* START Exercise input *
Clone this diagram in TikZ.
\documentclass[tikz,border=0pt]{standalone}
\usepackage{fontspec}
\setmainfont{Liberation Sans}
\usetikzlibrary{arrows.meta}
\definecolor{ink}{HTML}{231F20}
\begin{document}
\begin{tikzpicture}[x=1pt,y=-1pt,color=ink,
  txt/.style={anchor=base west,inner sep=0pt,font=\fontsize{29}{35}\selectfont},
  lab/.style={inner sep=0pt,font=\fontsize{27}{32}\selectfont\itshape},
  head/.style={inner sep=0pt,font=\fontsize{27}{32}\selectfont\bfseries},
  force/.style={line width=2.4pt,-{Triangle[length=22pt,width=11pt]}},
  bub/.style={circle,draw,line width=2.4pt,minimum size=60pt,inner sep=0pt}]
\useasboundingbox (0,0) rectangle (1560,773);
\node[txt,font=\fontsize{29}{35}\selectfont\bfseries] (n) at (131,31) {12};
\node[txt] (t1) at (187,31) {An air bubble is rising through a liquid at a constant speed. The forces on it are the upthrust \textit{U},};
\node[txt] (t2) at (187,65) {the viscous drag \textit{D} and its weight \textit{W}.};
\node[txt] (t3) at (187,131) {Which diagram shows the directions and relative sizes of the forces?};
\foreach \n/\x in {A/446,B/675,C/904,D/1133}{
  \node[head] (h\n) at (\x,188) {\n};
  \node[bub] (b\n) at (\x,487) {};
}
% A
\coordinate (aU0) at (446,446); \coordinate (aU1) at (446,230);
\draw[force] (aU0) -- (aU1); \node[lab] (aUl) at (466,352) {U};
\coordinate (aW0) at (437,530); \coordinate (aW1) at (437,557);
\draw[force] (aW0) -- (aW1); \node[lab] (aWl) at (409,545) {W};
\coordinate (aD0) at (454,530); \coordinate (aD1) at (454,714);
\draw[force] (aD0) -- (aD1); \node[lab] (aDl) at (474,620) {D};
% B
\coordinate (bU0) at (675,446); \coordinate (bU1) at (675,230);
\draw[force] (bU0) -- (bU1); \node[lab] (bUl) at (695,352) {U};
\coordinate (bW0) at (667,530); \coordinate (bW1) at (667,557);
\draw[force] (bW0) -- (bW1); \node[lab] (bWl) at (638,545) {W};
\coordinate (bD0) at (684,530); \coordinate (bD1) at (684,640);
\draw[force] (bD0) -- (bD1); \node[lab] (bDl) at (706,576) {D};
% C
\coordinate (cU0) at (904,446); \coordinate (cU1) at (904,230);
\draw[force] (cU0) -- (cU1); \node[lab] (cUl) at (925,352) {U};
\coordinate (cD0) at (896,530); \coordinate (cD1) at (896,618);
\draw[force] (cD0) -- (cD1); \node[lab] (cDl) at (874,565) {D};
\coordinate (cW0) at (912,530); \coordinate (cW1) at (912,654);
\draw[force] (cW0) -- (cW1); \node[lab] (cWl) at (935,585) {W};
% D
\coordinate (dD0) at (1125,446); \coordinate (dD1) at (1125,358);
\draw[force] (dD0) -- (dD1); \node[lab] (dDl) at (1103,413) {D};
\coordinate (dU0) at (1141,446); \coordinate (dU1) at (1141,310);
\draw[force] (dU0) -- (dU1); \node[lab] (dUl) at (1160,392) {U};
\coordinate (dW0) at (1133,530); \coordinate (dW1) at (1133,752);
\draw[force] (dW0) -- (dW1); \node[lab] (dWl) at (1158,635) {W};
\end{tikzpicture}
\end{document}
* END Exercise input *
* START Exercise input *
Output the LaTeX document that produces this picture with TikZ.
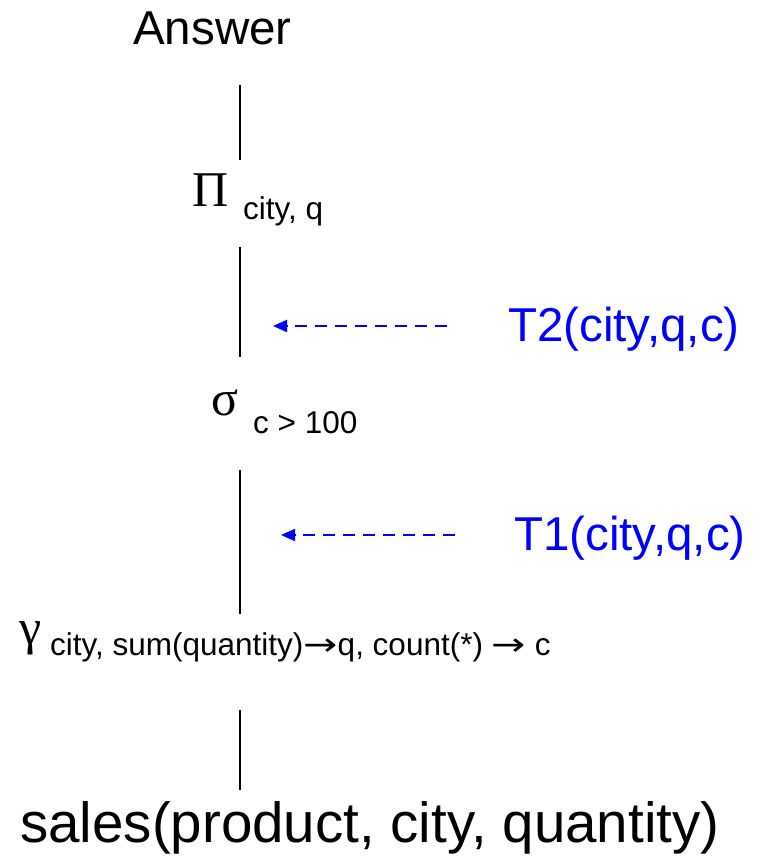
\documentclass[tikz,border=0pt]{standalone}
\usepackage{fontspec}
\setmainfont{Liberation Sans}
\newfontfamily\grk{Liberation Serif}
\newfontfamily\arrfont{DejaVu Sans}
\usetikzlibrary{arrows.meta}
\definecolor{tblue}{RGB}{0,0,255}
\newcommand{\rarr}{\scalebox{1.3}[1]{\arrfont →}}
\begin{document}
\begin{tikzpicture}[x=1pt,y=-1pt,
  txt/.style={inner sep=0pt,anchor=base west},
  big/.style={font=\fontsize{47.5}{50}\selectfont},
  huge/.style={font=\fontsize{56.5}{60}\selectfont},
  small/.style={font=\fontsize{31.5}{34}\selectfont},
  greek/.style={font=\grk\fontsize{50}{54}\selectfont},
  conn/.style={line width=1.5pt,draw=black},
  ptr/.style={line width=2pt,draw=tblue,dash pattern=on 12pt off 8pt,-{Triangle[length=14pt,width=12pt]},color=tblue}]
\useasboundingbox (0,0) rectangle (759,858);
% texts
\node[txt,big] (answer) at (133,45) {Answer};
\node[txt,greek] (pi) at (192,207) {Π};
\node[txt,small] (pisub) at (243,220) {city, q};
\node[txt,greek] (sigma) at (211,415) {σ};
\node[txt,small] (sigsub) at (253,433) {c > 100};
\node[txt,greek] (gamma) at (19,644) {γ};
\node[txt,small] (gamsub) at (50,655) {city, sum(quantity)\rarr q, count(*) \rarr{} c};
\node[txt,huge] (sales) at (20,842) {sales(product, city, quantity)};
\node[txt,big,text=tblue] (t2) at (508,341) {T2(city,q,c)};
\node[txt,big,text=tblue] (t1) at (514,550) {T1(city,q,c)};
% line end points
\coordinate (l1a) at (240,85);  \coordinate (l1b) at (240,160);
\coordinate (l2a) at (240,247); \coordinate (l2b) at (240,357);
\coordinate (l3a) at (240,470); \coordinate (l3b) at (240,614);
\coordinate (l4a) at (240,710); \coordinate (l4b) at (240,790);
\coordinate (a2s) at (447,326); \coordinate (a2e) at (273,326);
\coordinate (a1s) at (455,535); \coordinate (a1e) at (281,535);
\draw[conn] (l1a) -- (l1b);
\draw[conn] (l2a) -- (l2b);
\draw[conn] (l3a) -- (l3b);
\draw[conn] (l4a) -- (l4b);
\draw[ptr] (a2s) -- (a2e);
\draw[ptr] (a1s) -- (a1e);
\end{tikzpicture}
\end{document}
* END Exercise input *
Tally up the lines in the preceding listing that contain the string "diagram". Respond with the number and nothing else.

2